_WHAT TO PRODUCE_.
Exclude the pictures, then repeat the remaining data exactly.

_RECORDED INFORMATION_.

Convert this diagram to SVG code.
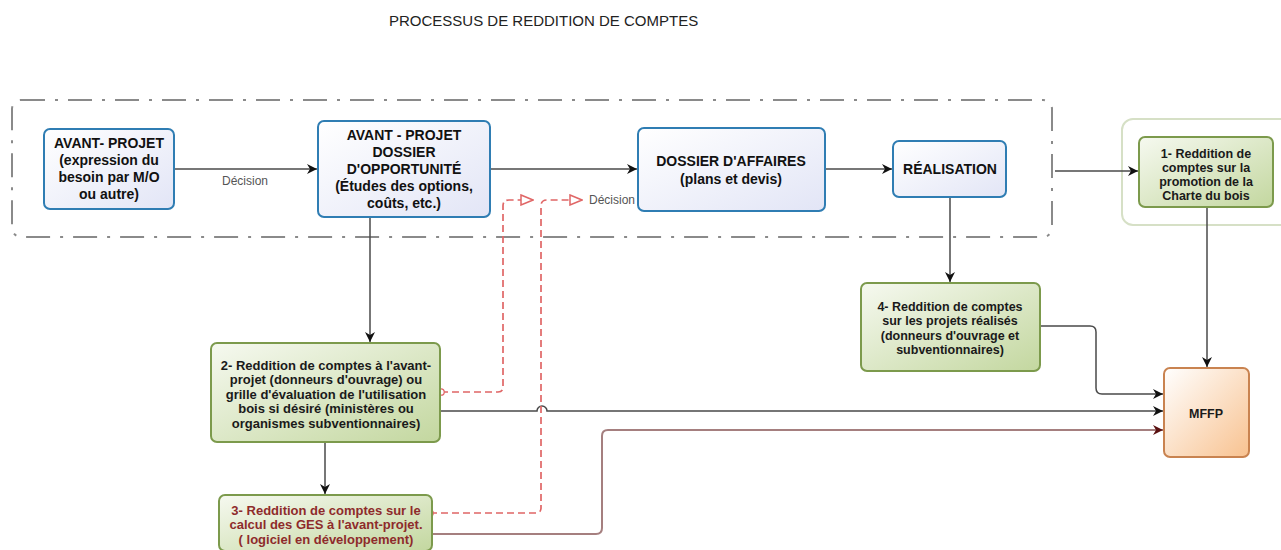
<svg xmlns="http://www.w3.org/2000/svg" width="1281" height="550" viewBox="0 0 1281 550">
<style>
.title{font-family:"Liberation Sans",Arial,sans-serif;font-size:15px;fill:#222}
.bt{font-family:"Liberation Sans",Arial,sans-serif;font-size:14px;font-weight:bold;fill:#111;text-anchor:middle}
.gt{font-family:"Liberation Sans",Arial,sans-serif;font-size:12.5px;font-weight:bold;fill:#1a1a1a;text-anchor:middle}
.gt2{font-size:13px}
.rt{fill:#8e2b2b}
.lbl{font-family:"Liberation Sans",Arial,sans-serif;font-size:12px;fill:#555}
.blue{fill:url(#gBlue);stroke:#2f7db3;stroke-width:2}
.green{fill:url(#gGreen);stroke:#7c9a4c;stroke-width:2}
.orange{fill:url(#gOrange);stroke:#c98350;stroke-width:2}
.ln{fill:none;stroke:#4a4a4a;stroke-width:1.5}
.red{fill:none;stroke:#e06666;stroke-width:1.7;stroke-dasharray:7 4}
.brown{fill:none;stroke:#a57f7f;stroke-width:2}
</style>
<defs>
<linearGradient id="gBlue" x1="0" y1="0" x2="1" y2="1"><stop offset="0" stop-color="#ffffff"/><stop offset="1" stop-color="#e2e5f6"/></linearGradient>
<linearGradient id="gGreen" x1="0" y1="0" x2="1" y2="1"><stop offset="0" stop-color="#f6f9f0"/><stop offset="1" stop-color="#c3d79f"/></linearGradient>
<linearGradient id="gOrange" x1="0" y1="0" x2="1" y2="1"><stop offset="0" stop-color="#ffffff"/><stop offset="1" stop-color="#f8c290"/></linearGradient>
<marker id="arr" viewBox="0 0 10 10" refX="10" refY="5" markerWidth="10" markerHeight="10" markerUnits="userSpaceOnUse" orient="auto"><path d="M0,0 L10,5 L0,10 L3,5 z" fill="#111"/></marker>
<marker id="arrR" viewBox="0 0 10 10" refX="10" refY="5" markerWidth="10" markerHeight="10" markerUnits="userSpaceOnUse" orient="auto"><path d="M0,0 L10,5 L0,10 L3,5 z" fill="#5a1010"/></marker>
<marker id="tri" viewBox="0 0 14 12" refX="13" refY="6" markerWidth="14" markerHeight="12" markerUnits="userSpaceOnUse" orient="auto"><path d="M1,1 L13,6 L1,11 z" fill="#fff" stroke="#e06666" stroke-width="1.5"/></marker>
<marker id="circ" viewBox="0 0 10 10" refX="5" refY="5" markerWidth="9" markerHeight="9" markerUnits="userSpaceOnUse"><circle cx="5" cy="5" r="3.6" fill="#fff" stroke="#e06666" stroke-width="1.4"/></marker>
</defs>
<rect width="1281" height="550" fill="#fff"/>
<text class="title" x="389" y="26">PROCESSUS DE REDDITION DE COMPTES</text>

<g id="phase-container">
<rect x="12" y="100" width="1040" height="137" rx="9" fill="none" stroke="#8a8a8a" stroke-width="2" stroke-dasharray="24 10 3 10"/>
</g>
<g id="charte-container">
<rect x="1122" y="119" width="180" height="106" rx="11" fill="none" stroke="#d6e0c6" stroke-width="2"/>
</g>

<g id="connectors">
<path class="ln" d="M174,169 H317" marker-end="url(#arr)"/>
<text class="lbl" x="245" y="185" text-anchor="middle">Décision</text>
<path class="ln" d="M490,169 H637" marker-end="url(#arr)"/>
<path class="ln" d="M825,169 H892" marker-end="url(#arr)"/>
<path class="ln" d="M1055,171 H1138" marker-end="url(#arr)"/>
<path class="ln" d="M370,217 V342" marker-end="url(#arr)"/>
<path class="ln" d="M325,442 V494" marker-end="url(#arr)"/>
<path class="ln" d="M950,197 V282" marker-end="url(#arr)"/>
<path class="ln" d="M1207,207 V367" marker-end="url(#arr)"/>
<path class="ln" d="M1040,326 H1090 q6,0 6,6 V388 q0,6 6,6 H1163" marker-end="url(#arr)"/>
<path class="ln" d="M440,411 H537 a5,5 0 0 1 10,0 H1163" marker-end="url(#arr)"/>
<path class="brown" d="M432,534 H596 q6,0 6,-6 V436 q0,-6 6,-6 H1163" marker-end="url(#arrR)"/>
<path class="red" d="M441,392 H498 q5,0 5,-5 V206 q0,-6 6,-6 H533" marker-start="url(#circ)" marker-end="url(#tri)"/>
<path class="red" d="M430,513 H536 q5,0 5,-5 V206 q0,-6 6,-6 H582" marker-start="url(#circ)" marker-end="url(#tri)"/>
<text class="lbl" x="589" y="204">Décision</text>
</g>

<g id="avant-projet">
<rect class="blue" x="44" y="129" width="130" height="80" rx="6"/>
<text class="bt"><tspan x="109" y="148">AVANT- PROJET</tspan><tspan x="109" y="165">(expression du</tspan><tspan x="109" y="182">besoin par M/O</tspan><tspan x="109" y="199">ou autre)</tspan></text>
</g>
<g id="dossier-opportunite">
<rect class="blue" x="318" y="121" width="172" height="96" rx="6"/>
<text class="bt"><tspan x="404" y="140">AVANT - PROJET</tspan><tspan x="404" y="157">DOSSIER</tspan><tspan x="404" y="174">D'OPPORTUNITÉ</tspan><tspan x="404" y="191">(Études des options,</tspan><tspan x="404" y="208">coûts, etc.)</tspan></text>
</g>
<g id="dossier-affaires">
<rect class="blue" x="638" y="128" width="187" height="83" rx="6"/>
<text class="bt"><tspan x="731" y="166">DOSSIER D'AFFAIRES</tspan><tspan x="731" y="184">(plans et devis)</tspan></text>
</g>
<g id="realisation">
<rect class="blue" x="893" y="141" width="113" height="56" rx="6"/>
<text class="bt" x="950" y="174">RÉALISATION</text>
</g>
<g id="reddition-1">
<rect class="green" x="1139" y="137" width="134" height="70" rx="6"/>
<text class="gt"><tspan x="1206" y="158">1- Reddition de</tspan><tspan x="1206" y="172">comptes sur la</tspan><tspan x="1206" y="186">promotion de la</tspan><tspan x="1206" y="200">Charte du bois</tspan></text>
</g>
<g id="reddition-2">
<rect class="green" x="211" y="343" width="229" height="99" rx="6"/>
<text class="gt gt2"><tspan x="326" y="369.5">2- Reddition de comptes à l'avant-</tspan><tspan x="326" y="384">projet (donneurs d'ouvrage) ou</tspan><tspan x="326" y="398.5">grille d'évaluation de l'utilisation</tspan><tspan x="326" y="413">bois si désiré (ministères ou</tspan><tspan x="326" y="427.5">organismes subventionnaires)</tspan></text>
</g>
<g id="reddition-3">
<rect class="green" x="219" y="495" width="213" height="56" rx="6"/>
<text class="gt gt2 rt"><tspan x="326" y="514.5">3- Reddition de comptes sur le</tspan><tspan x="326" y="529">calcul des GES à l'avant-projet.</tspan><tspan x="326" y="543.5">( logiciel en développement)</tspan></text>
</g>
<g id="reddition-4">
<rect class="green" x="861" y="283" width="179" height="88" rx="6"/>
<text class="gt"><tspan x="950" y="310.5">4- Reddition de comptes</tspan><tspan x="950" y="325">sur les projets réalisés</tspan><tspan x="950" y="339.5">(donneurs d'ouvrage et</tspan><tspan x="950" y="354">subventionnaires)</tspan></text>
</g>
<g id="mffp">
<rect class="orange" x="1164" y="368" width="85" height="89" rx="6"/>
<text class="gt" x="1206" y="417.5">MFFP</text>
</g>
</svg>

_THE ANSWER_.
Convert this diagram to SVG code.
<svg xmlns="http://www.w3.org/2000/svg" width="1281" height="550" viewBox="0 0 1281 550">
<style>
.title{font-family:"Liberation Sans",Arial,sans-serif;font-size:15px;fill:#222}
.bt{font-family:"Liberation Sans",Arial,sans-serif;font-size:14px;font-weight:bold;fill:#111;text-anchor:middle}
.gt{font-family:"Liberation Sans",Arial,sans-serif;font-size:12.5px;font-weight:bold;fill:#1a1a1a;text-anchor:middle}
.gt2{font-size:13px}
.rt{fill:#8e2b2b}
.lbl{font-family:"Liberation Sans",Arial,sans-serif;font-size:12px;fill:#555}
.blue{fill:url(#gBlue);stroke:#2f7db3;stroke-width:2}
.green{fill:url(#gGreen);stroke:#7c9a4c;stroke-width:2}
.orange{fill:url(#gOrange);stroke:#c98350;stroke-width:2}
.ln{fill:none;stroke:#4a4a4a;stroke-width:1.5}
.red{fill:none;stroke:#e06666;stroke-width:1.7;stroke-dasharray:7 4}
.brown{fill:none;stroke:#a57f7f;stroke-width:2}
</style>
<defs>
<linearGradient id="gBlue" x1="0" y1="0" x2="1" y2="1"><stop offset="0" stop-color="#ffffff"/><stop offset="1" stop-color="#e2e5f6"/></linearGradient>
<linearGradient id="gGreen" x1="0" y1="0" x2="1" y2="1"><stop offset="0" stop-color="#f6f9f0"/><stop offset="1" stop-color="#c3d79f"/></linearGradient>
<linearGradient id="gOrange" x1="0" y1="0" x2="1" y2="1"><stop offset="0" stop-color="#ffffff"/><stop offset="1" stop-color="#f8c290"/></linearGradient>
<marker id="arr" viewBox="0 0 10 10" refX="10" refY="5" markerWidth="10" markerHeight="10" markerUnits="userSpaceOnUse" orient="auto"><path d="M0,0 L10,5 L0,10 L3,5 z" fill="#111"/></marker>
<marker id="arrR" viewBox="0 0 10 10" refX="10" refY="5" markerWidth="10" markerHeight="10" markerUnits="userSpaceOnUse" orient="auto"><path d="M0,0 L10,5 L0,10 L3,5 z" fill="#5a1010"/></marker>
<marker id="tri" viewBox="0 0 14 12" refX="13" refY="6" markerWidth="14" markerHeight="12" markerUnits="userSpaceOnUse" orient="auto"><path d="M1,1 L13,6 L1,11 z" fill="#fff" stroke="#e06666" stroke-width="1.5"/></marker>
<marker id="circ" viewBox="0 0 10 10" refX="5" refY="5" markerWidth="9" markerHeight="9" markerUnits="userSpaceOnUse"><circle cx="5" cy="5" r="3.6" fill="#fff" stroke="#e06666" stroke-width="1.4"/></marker>
</defs>
<rect width="1281" height="550" fill="#fff"/>
<text class="title" x="389" y="26">PROCESSUS DE REDDITION DE COMPTES</text>

<g id="phase-container">
<rect x="12" y="100" width="1040" height="137" rx="9" fill="none" stroke="#8a8a8a" stroke-width="2" stroke-dasharray="24 10 3 10"/>
</g>
<g id="charte-container">
<rect x="1122" y="119" width="180" height="106" rx="11" fill="none" stroke="#d6e0c6" stroke-width="2"/>
</g>

<g id="connectors">
<path class="ln" d="M174,169 H317" marker-end="url(#arr)"/>
<text class="lbl" x="245" y="185" text-anchor="middle">Décision</text>
<path class="ln" d="M490,169 H637" marker-end="url(#arr)"/>
<path class="ln" d="M825,169 H892" marker-end="url(#arr)"/>
<path class="ln" d="M1055,171 H1138" marker-end="url(#arr)"/>
<path class="ln" d="M370,217 V342" marker-end="url(#arr)"/>
<path class="ln" d="M325,442 V494" marker-end="url(#arr)"/>
<path class="ln" d="M950,197 V282" marker-end="url(#arr)"/>
<path class="ln" d="M1207,207 V367" marker-end="url(#arr)"/>
<path class="ln" d="M1040,326 H1090 q6,0 6,6 V388 q0,6 6,6 H1163" marker-end="url(#arr)"/>
<path class="ln" d="M440,411 H537 a5,5 0 0 1 10,0 H1163" marker-end="url(#arr)"/>
<path class="brown" d="M432,534 H596 q6,0 6,-6 V436 q0,-6 6,-6 H1163" marker-end="url(#arrR)"/>
<path class="red" d="M441,392 H498 q5,0 5,-5 V206 q0,-6 6,-6 H533" marker-start="url(#circ)" marker-end="url(#tri)"/>
<path class="red" d="M430,513 H536 q5,0 5,-5 V206 q0,-6 6,-6 H582" marker-start="url(#circ)" marker-end="url(#tri)"/>
<text class="lbl" x="589" y="204">Décision</text>
</g>

<g id="avant-projet">
<rect class="blue" x="44" y="129" width="130" height="80" rx="6"/>
<text class="bt"><tspan x="109" y="148">AVANT- PROJET</tspan><tspan x="109" y="165">(expression du</tspan><tspan x="109" y="182">besoin par M/O</tspan><tspan x="109" y="199">ou autre)</tspan></text>
</g>
<g id="dossier-opportunite">
<rect class="blue" x="318" y="121" width="172" height="96" rx="6"/>
<text class="bt"><tspan x="404" y="140">AVANT - PROJET</tspan><tspan x="404" y="157">DOSSIER</tspan><tspan x="404" y="174">D'OPPORTUNITÉ</tspan><tspan x="404" y="191">(Études des options,</tspan><tspan x="404" y="208">coûts, etc.)</tspan></text>
</g>
<g id="dossier-affaires">
<rect class="blue" x="638" y="128" width="187" height="83" rx="6"/>
<text class="bt"><tspan x="731" y="166">DOSSIER D'AFFAIRES</tspan><tspan x="731" y="184">(plans et devis)</tspan></text>
</g>
<g id="realisation">
<rect class="blue" x="893" y="141" width="113" height="56" rx="6"/>
<text class="bt" x="950" y="174">RÉALISATION</text>
</g>
<g id="reddition-1">
<rect class="green" x="1139" y="137" width="134" height="70" rx="6"/>
<text class="gt"><tspan x="1206" y="158">1- Reddition de</tspan><tspan x="1206" y="172">comptes sur la</tspan><tspan x="1206" y="186">promotion de la</tspan><tspan x="1206" y="200">Charte du bois</tspan></text>
</g>
<g id="reddition-2">
<rect class="green" x="211" y="343" width="229" height="99" rx="6"/>
<text class="gt gt2"><tspan x="326" y="369.5">2- Reddition de comptes à l'avant-</tspan><tspan x="326" y="384">projet (donneurs d'ouvrage) ou</tspan><tspan x="326" y="398.5">grille d'évaluation de l'utilisation</tspan><tspan x="326" y="413">bois si désiré (ministères ou</tspan><tspan x="326" y="427.5">organismes subventionnaires)</tspan></text>
</g>
<g id="reddition-3">
<rect class="green" x="219" y="495" width="213" height="56" rx="6"/>
<text class="gt gt2 rt"><tspan x="326" y="514.5">3- Reddition de comptes sur le</tspan><tspan x="326" y="529">calcul des GES à l'avant-projet.</tspan><tspan x="326" y="543.5">( logiciel en développement)</tspan></text>
</g>
<g id="reddition-4">
<rect class="green" x="861" y="283" width="179" height="88" rx="6"/>
<text class="gt"><tspan x="950" y="310.5">4- Reddition de comptes</tspan><tspan x="950" y="325">sur les projets réalisés</tspan><tspan x="950" y="339.5">(donneurs d'ouvrage et</tspan><tspan x="950" y="354">subventionnaires)</tspan></text>
</g>
<g id="mffp">
<rect class="orange" x="1164" y="368" width="85" height="89" rx="6"/>
<text class="gt" x="1206" y="417.5">MFFP</text>
</g>
</svg>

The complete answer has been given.